>>>
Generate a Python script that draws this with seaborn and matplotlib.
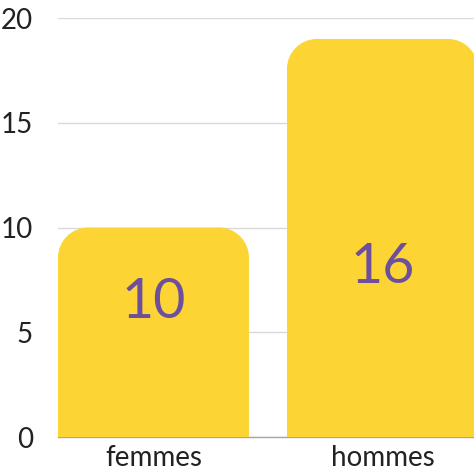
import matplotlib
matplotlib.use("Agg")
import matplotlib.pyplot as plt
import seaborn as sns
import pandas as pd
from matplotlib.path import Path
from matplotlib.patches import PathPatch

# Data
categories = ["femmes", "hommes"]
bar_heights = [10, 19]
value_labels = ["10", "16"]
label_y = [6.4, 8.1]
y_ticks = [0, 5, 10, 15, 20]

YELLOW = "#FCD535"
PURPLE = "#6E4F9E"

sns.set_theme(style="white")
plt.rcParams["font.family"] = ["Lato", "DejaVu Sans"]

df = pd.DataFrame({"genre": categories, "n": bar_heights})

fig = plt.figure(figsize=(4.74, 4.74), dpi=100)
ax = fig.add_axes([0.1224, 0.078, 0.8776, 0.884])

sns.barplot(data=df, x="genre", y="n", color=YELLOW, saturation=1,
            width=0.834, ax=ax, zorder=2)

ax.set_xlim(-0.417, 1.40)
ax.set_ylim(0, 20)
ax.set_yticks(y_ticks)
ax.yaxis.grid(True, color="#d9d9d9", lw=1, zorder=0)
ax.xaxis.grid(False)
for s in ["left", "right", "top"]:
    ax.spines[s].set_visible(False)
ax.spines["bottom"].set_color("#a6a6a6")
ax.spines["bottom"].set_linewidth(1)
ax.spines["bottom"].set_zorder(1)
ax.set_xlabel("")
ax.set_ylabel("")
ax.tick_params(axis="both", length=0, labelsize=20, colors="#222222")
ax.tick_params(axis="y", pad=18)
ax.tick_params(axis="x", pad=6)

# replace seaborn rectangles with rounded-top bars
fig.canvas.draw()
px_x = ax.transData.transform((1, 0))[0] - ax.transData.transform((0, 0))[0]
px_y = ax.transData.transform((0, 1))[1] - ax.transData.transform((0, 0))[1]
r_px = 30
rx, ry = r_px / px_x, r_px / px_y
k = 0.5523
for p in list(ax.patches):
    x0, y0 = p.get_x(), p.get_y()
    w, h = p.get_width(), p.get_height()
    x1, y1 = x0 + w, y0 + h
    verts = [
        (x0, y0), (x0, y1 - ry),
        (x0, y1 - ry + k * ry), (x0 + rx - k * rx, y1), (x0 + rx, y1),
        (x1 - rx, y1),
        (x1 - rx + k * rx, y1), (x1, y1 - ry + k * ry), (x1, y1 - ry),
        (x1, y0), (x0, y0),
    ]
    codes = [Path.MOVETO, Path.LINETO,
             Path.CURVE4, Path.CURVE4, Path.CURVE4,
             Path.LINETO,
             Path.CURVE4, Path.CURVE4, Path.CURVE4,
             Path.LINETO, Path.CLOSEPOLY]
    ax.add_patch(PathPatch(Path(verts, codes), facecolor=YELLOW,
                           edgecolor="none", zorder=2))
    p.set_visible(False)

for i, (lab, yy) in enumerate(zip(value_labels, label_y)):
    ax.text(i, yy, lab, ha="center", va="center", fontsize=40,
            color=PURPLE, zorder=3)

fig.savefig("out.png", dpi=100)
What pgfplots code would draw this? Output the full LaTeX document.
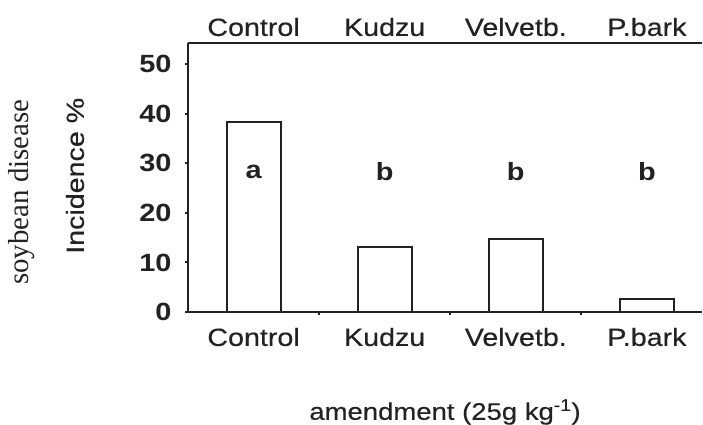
<<<
_What to produce:_
Send back the data above word for word, with the pictures left out.

_Reply to the task:_
Generate a Python script that draws this with seaborn and matplotlib.
import matplotlib
matplotlib.use("Agg")
import matplotlib.pyplot as plt
import seaborn as sns
import pandas as pd
from matplotlib.path import Path
from matplotlib.patches import PathPatch

# Data
categories = ["femmes", "hommes"]
bar_heights = [10, 19]
value_labels = ["10", "16"]
label_y = [6.4, 8.1]
y_ticks = [0, 5, 10, 15, 20]

YELLOW = "#FCD535"
PURPLE = "#6E4F9E"

sns.set_theme(style="white")
plt.rcParams["font.family"] = ["Lato", "DejaVu Sans"]

df = pd.DataFrame({"genre": categories, "n": bar_heights})

fig = plt.figure(figsize=(4.74, 4.74), dpi=100)
ax = fig.add_axes([0.1224, 0.078, 0.8776, 0.884])

sns.barplot(data=df, x="genre", y="n", color=YELLOW, saturation=1,
            width=0.834, ax=ax, zorder=2)

ax.set_xlim(-0.417, 1.40)
ax.set_ylim(0, 20)
ax.set_yticks(y_ticks)
ax.yaxis.grid(True, color="#d9d9d9", lw=1, zorder=0)
ax.xaxis.grid(False)
for s in ["left", "right", "top"]:
    ax.spines[s].set_visible(False)
ax.spines["bottom"].set_color("#a6a6a6")
ax.spines["bottom"].set_linewidth(1)
ax.spines["bottom"].set_zorder(1)
ax.set_xlabel("")
ax.set_ylabel("")
ax.tick_params(axis="both", length=0, labelsize=20, colors="#222222")
ax.tick_params(axis="y", pad=18)
ax.tick_params(axis="x", pad=6)

# replace seaborn rectangles with rounded-top bars
fig.canvas.draw()
px_x = ax.transData.transform((1, 0))[0] - ax.transData.transform((0, 0))[0]
px_y = ax.transData.transform((0, 1))[1] - ax.transData.transform((0, 0))[1]
r_px = 30
rx, ry = r_px / px_x, r_px / px_y
k = 0.5523
for p in list(ax.patches):
    x0, y0 = p.get_x(), p.get_y()
    w, h = p.get_width(), p.get_height()
    x1, y1 = x0 + w, y0 + h
    verts = [
        (x0, y0), (x0, y1 - ry),
        (x0, y1 - ry + k * ry), (x0 + rx - k * rx, y1), (x0 + rx, y1),
        (x1 - rx, y1),
        (x1 - rx + k * rx, y1), (x1, y1 - ry + k * ry), (x1, y1 - ry),
        (x1, y0), (x0, y0),
    ]
    codes = [Path.MOVETO, Path.LINETO,
             Path.CURVE4, Path.CURVE4, Path.CURVE4,
             Path.LINETO,
             Path.CURVE4, Path.CURVE4, Path.CURVE4,
             Path.LINETO, Path.CLOSEPOLY]
    ax.add_patch(PathPatch(Path(verts, codes), facecolor=YELLOW,
                           edgecolor="none", zorder=2))
    p.set_visible(False)

for i, (lab, yy) in enumerate(zip(value_labels, label_y)):
    ax.text(i, yy, lab, ha="center", va="center", fontsize=40,
            color=PURPLE, zorder=3)

fig.savefig("out.png", dpi=100)
What pgfplots code would draw this? Output the full LaTeX document.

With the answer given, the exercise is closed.